Deuxièmement, il doit essayer de quantifier l’ampleur des conséquences liées à ces risques, avec leur probabilité d’occurrence.
Troisièmement, les décideurs doivent déterminer si des mesures doivent être prises pour atténuer les expositions aux risques.
Par exemple, en imposant des plafonds aux régimes de garantie ou en réglementant certaines activités, le gouvernement peut créer des provisions et réserves budgétaires pour faire face aux risques. De même, certains pays choisissent d’inclure des rubriques pour risques et imprévus dans leur budget pour le coût des événements prévus. D’autres mettent en place des fonds de stabilisation avec des actifs dédiés, auxquels ils peuvent faire appel en temps de crise. Enfin, il est important que les risques soient signalés de manière transparente.

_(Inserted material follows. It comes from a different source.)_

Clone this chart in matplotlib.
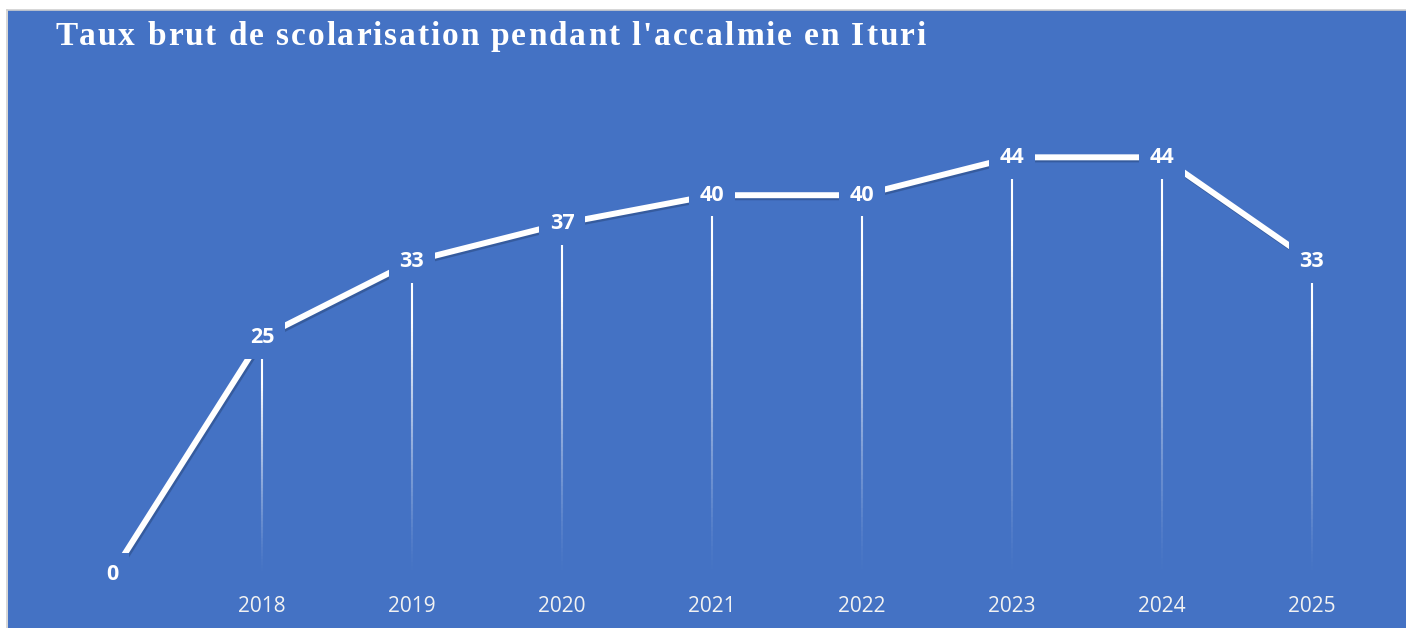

La Tunisie peut aussi légiférer et imposer la conduite d’analyses du risque budgétaire dans toutes les institutions de l’État.
La divulgation des risques budgétaires connus peut contribuer à renforcer la crédibilité et envoyer le signal que les gouvernements sont non seulement conscients de ces risques; mais qu’ils prennent également des mesures pour les gérer.
Le code et le manuel de transparence du FMI fournissent des conseils utiles. Dans le même temps, ces pratiques devraient être intégrées dans le cadre plus large de la gestion des finances publiques. Cela signifie intégrer les décisions dans le processus budgétaire annuel. Ce qui permet de s’assurer que les décideurs sont informés des coûts attendus des interventions lorsque des décisions sont prises; et que ces coûts sont inclus dans la planification budgétaire. Cela signifie également tenir compte des risques budgétaires dans la conception des règles budgétaires. Et veiller donc à ce que des systèmes soient en place pour surveiller l’évolution des risques dans le temps. Il va sans dire que les pays qui ont mis en place de saines pratiques de gestion des risques budgétaires sont mieux à même de surmonter les crises lorsqu’elles surviennent.
Que recommande le FMI?
Décider sur quels risques se concentrer peut-être intimidant et complexe! Alors, par où commencer? Le FMI a lancé un nouveau portail de gestion des risques budgétaires, un guichet unique où les pays peuvent accéder à ces ressources et outils. Il comprend une plateforme de connaissances, qui rassemble les orientations du FMI, les dernières recherches et des exemples de pays.
Le FMI a mis aussi en œuvre une nouvelle boîte à outils sur le risque budgétaire, qui fournit une base pratique pour aider les pays à identifier, évaluer, gérer et divulguer différentes sources de risques. La boîte à outils comprend un certain nombre de modèles basés sur des logiciels statistiques (comme XML) pour aider à identifier les risques budgétaires les plus importants et les plus importants et à quantifier et leurs impacts fiscaux potentiels.
Ces outils peuvent être adaptés pour correspondre aux capacités d’un gouvernement et à la situation du pays. L’outil d’évaluation des risques budgétaires est un bon point de départ pour les gouvernements qui découvrent la gestion des risques budgétaires. Les outils sont intuitifs et comportent un questionnaire focalisant 14 différents risques budgétaires pour soutenir l’analyse; y compris l’environnement macroéconomique, les garanties et d’autres sources.
L’outil aide aussi à mieux comprendre l’exposition du pays aux risques. Et ce, afin qu’il puisse hiérarchiser les efforts de surveillance et de gestion des risques. Il fournit également des comparaisons mondiales et régionales qui peuvent être utiles pour évaluer l’exposition du pays au risque.
La boîte à outils du risque budgétaire contient également plusieurs autres outils pour soutenir une analyse plus approfondie de risques spécifiques. Tels que les entreprises publiques, les garanties et les prêts publics, les partenariats public-privé et les pandémies. Par exemple, les outils d’entreprise appartenant à l’État peuvent vous aider à évaluer les vulnérabilités et les risques dans l’ensemble du secteur. L’outil de bilan de la santé budgétaire fournit une analyse de haut niveau qui peut être utilisée pour identifier les entités qui peuvent nécessiter une attention particulière. Alors que l’outil de test de résistance permet au pays de creuser un peu plus et d’évaluer la résilience d’une entité particulière dans différents scénarios. Ainsi que de quantifier les coûts fiscaux qui peuvent en découler.
La Tunisie doit rattraper son retard sur ce plan. La systématisation de l’analyse des risques budgétaires doit mériter une attention particulière. De même qu’elle doit figurer dans les priorités de la modernisation de la gouvernance et de la restriction de la gestion budgétaire de manière générale.